Indian state-run fuel retailers have, for the first time since deregulation, introduced steep discounts on the prices they pay refineries for key petroleum products, in an effort to cushion the heavy losses caused by a continued freeze on retail fuel prices, according to people familiar with the development.

The move, implemented on 16 March, significantly reduces the refinery transfer price (RTP) for petrol, diesel, aviation turbine fuel (ATF) and kerosene, cutting the rates by as much as ₹60 per litre compared to import costs. The decision comes at a time when international crude prices have surged from around USD 70 per barrel ahead of the Middle East conflict to above USD 100, while pump prices in India have remained unchanged since April 2022.

“With global petroleum prices up by up to 100 per cent in the last one month, PSU OMCs are incurring under-recoveries of Rs 24.40 per litre on petrol and Rs 104.99 per litre on diesel at retail selling price (RSP) level as on 01.04.2026,” the Ministry of Petroleum and Natural Gas posted on X on April 1.

Officials say the discounted RTP mechanism is intended to spread the financial strain across the refining and marketing value chain, though industry analysts warn it could deepen the pressure on independent refiners.

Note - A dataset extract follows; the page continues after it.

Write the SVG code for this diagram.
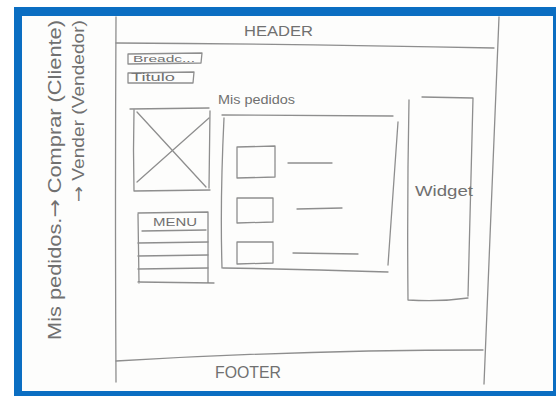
<svg xmlns="http://www.w3.org/2000/svg" width="556" height="396" viewBox="0 0 556 396">
<style>
.ln{fill:none;stroke:#8e8e8e;stroke-width:1.3;stroke-linecap:round;stroke-linejoin:round}
.tx{font-family:"Liberation Sans","DejaVu Sans",sans-serif;fill:#707070}
.ar{font-family:"DejaVu Sans",sans-serif}
</style>
<rect x="0" y="0" width="556" height="396" fill="#ffffff"/>
<rect x="14" y="7" width="542" height="389" fill="#0B6EC2"/>
<rect x="22" y="16" width="531" height="375" fill="#fdfdfc"/>
<g id="page">
<path class="ln" d="M116 17 Q115 200 116 382"/>
<path class="ln" d="M499 17 L484 384"/>
</g>
<g id="header">
<path class="ln" d="M116 43 Q300 44 494 48"/>
<text class="tx" x="244" y="36" font-size="15" textLength="69" lengthAdjust="spacingAndGlyphs">HEADER</text>
</g>
<g id="footer">
<path class="ln" d="M116 361 Q300 350 483 350"/>
<text class="tx" x="215" y="378" font-size="17" textLength="66" lengthAdjust="spacingAndGlyphs">FOOTER</text>
</g>
<g id="side-note">
<text class="tx" font-size="19" transform="translate(61,340) rotate(-90)" x="0" y="0" textLength="320" lengthAdjust="spacingAndGlyphs">Mis pedidos.<tspan class="ar">→</tspan> Comprar (Cliente)</text>
<text class="tx" font-size="16" transform="translate(84,202) rotate(-90)" x="0" y="0" textLength="182" lengthAdjust="spacingAndGlyphs"><tspan class="ar">→</tspan> Vender (Vendedor)</text>
</g>
<g id="breadcrumb">
<path class="ln" d="M128 54 L202 53 L201 63 L128 64 Z"/>
<text class="tx" x="133" y="62" font-size="9" textLength="62" lengthAdjust="spacingAndGlyphs">Breadc...</text>
</g>
<g id="titulo">
<path class="ln" d="M128 73 L194 72 L193 83 L128 83 Z"/>
<text class="tx" x="131" y="81" font-size="10" textLength="44" lengthAdjust="spacingAndGlyphs">Titulo</text>
</g>
<g id="image-placeholder">
<path class="ln" d="M130 109 L209 108 M134 110 Q133 150 134 191 L210 190 M210 111 L209 188"/>
<path class="ln" d="M137 112 L206 187 M209 118 L137 182"/>
</g>
<g id="menu">
<path class="ln" d="M138 213 L208 212 M138 214 L139 283 M208 212 L208 282 M138 282 L214 283"/>
<path class="ln" d="M142 231 L206 230 M138 243 L208 242 M138 256 L208 255 M138 269 L208 268"/>
<text class="tx" x="153" y="226" font-size="10" textLength="44" lengthAdjust="spacingAndGlyphs">MENU</text>
</g>
<g id="mis-pedidos">
<text class="tx" x="218" y="104" font-size="12" textLength="77" lengthAdjust="spacingAndGlyphs">Mis pedidos</text>
<path class="ln" d="M222 115 L393 116 M224 118 Q220 200 222 268 M398 122 L388 265 M223 268 Q300 269 388 272"/>
<path class="ln" d="M237 147 L275 146 L275 177 L237 178 Z M288 163 L332 163"/>
<path class="ln" d="M237 198 L273 198 L273 222 L237 223 Z M297 209 L342 208"/>
<path class="ln" d="M237 242 L273 242 L273 263 L237 264 Z M293 253 L358 254"/>
</g>
<g id="widget">
<path class="ln" d="M409 100 Q407 200 408 300 M422 97 L473 98 M473 98 L468 296 M408 300 Q440 302 468 298"/>
<text class="tx" x="415" y="196" font-size="14" textLength="58" lengthAdjust="spacingAndGlyphs">Widget</text>
</g>
<g id="connectors"/>
</svg>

Heavy reductions in refinery transfer prices

For the second half of March, OMCs imposed a discount of ₹22,342 per kilolitre on diesel, lowering the RTP from ₹85,349 per kl to ₹63,007 per kl.

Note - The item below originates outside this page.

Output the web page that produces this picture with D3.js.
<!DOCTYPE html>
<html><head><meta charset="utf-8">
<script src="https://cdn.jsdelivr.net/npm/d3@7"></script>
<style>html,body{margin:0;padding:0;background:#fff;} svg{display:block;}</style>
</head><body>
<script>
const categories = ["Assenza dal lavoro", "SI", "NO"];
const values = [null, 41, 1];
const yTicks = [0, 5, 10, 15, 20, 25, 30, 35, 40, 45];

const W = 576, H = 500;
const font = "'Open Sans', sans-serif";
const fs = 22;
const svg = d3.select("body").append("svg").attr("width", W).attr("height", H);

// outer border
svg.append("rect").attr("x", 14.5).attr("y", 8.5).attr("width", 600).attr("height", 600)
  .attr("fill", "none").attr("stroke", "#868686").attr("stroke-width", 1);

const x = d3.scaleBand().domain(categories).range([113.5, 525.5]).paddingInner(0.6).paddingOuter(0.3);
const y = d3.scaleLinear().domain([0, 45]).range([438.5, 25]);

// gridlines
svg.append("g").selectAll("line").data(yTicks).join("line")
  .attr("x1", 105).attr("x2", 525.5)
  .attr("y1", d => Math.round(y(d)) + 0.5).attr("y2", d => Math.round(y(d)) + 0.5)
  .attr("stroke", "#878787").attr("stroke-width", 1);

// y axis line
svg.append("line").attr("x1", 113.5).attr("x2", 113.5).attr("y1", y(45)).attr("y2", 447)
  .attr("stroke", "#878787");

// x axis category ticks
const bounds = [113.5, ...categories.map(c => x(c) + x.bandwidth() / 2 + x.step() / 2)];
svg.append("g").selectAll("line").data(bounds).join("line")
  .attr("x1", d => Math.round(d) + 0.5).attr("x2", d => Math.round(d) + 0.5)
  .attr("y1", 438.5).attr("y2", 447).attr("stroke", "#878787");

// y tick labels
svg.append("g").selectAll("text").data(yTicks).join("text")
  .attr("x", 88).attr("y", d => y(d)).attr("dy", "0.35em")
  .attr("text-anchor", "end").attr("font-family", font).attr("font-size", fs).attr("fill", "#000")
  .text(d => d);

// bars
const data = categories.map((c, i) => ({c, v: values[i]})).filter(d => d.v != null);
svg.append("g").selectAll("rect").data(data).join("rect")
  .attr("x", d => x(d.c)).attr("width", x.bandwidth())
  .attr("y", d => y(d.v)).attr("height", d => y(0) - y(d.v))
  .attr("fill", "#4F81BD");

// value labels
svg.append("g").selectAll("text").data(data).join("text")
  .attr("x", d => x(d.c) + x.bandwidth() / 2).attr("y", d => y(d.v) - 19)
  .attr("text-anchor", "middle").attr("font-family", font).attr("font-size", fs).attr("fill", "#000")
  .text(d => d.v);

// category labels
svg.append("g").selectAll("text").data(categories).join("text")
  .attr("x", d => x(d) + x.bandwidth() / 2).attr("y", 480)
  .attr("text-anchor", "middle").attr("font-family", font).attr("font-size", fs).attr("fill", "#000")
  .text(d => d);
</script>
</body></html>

In the first fortnight of April, the discount widened dramatically to ₹60,239 per kl, slashing the diesel RTP from ₹146,243 per kl to ₹86,004 per kl.

Similar cuts have been applied to other fuels:

  • ATF RTP reduced from ₹127,486 per kl to ₹76,923 per kl after a ₹50,564 per kl discount.
  • Kerosene RTP lowered from ₹123,845 per kl to ₹77,534 per kl following a ₹46,311 per kl markdown.

OMCs have not commented on the pricing revisions.

Standalone refiners to bear the brunt

Integrated public-sector companies, which have both refining and retail operations, may be able to offset some of their losses internally. However, standalone refineries, whose earnings depend heavily on market-linked RTP. are expected to face severe margin erosion.

Firms with minimal retail presence are likely to be most affected, including MRPL, CPCL and HMEL, which rely on selling the bulk of their production to state-run OMCs.

The changes could also hit private refiners such as Nayara Energy and Reliance Industries if similar discounts are extended to them. Both players sell most of their domestic fuel output to OMCs, which control 90 per cent of India’s retail fuel network.

Departure from long-standing pricing norms

India traditionally priced petrol and diesel using import parity pricing (IPP), later replaced by trade parity pricing (TPP), which blends 80 per cent IPP with 20 per cent export parity. This framework historically protected refinery margins, especially for companies without downstream marketing operations.

Although petrol and diesel were deregulated in 2010 and 2014, their retail prices have not followed market movements in recent years. With no government compensation for auto fuel losses, unlike LPG, OMCs have had to absorb the entire impact of cost volatility.

Sources say the decision to freeze RTP is aimed at sharing the burden of soaring crude costs across the industry. However, analysts caution that the move could unsettle the pricing confidence of standalone and private refiners, who count on market-determined RTP for stable revenue.With no clear end to geopolitical tensions driving global oil prices, refiners and marketers alike may continue to face pressure in the weeks ahead.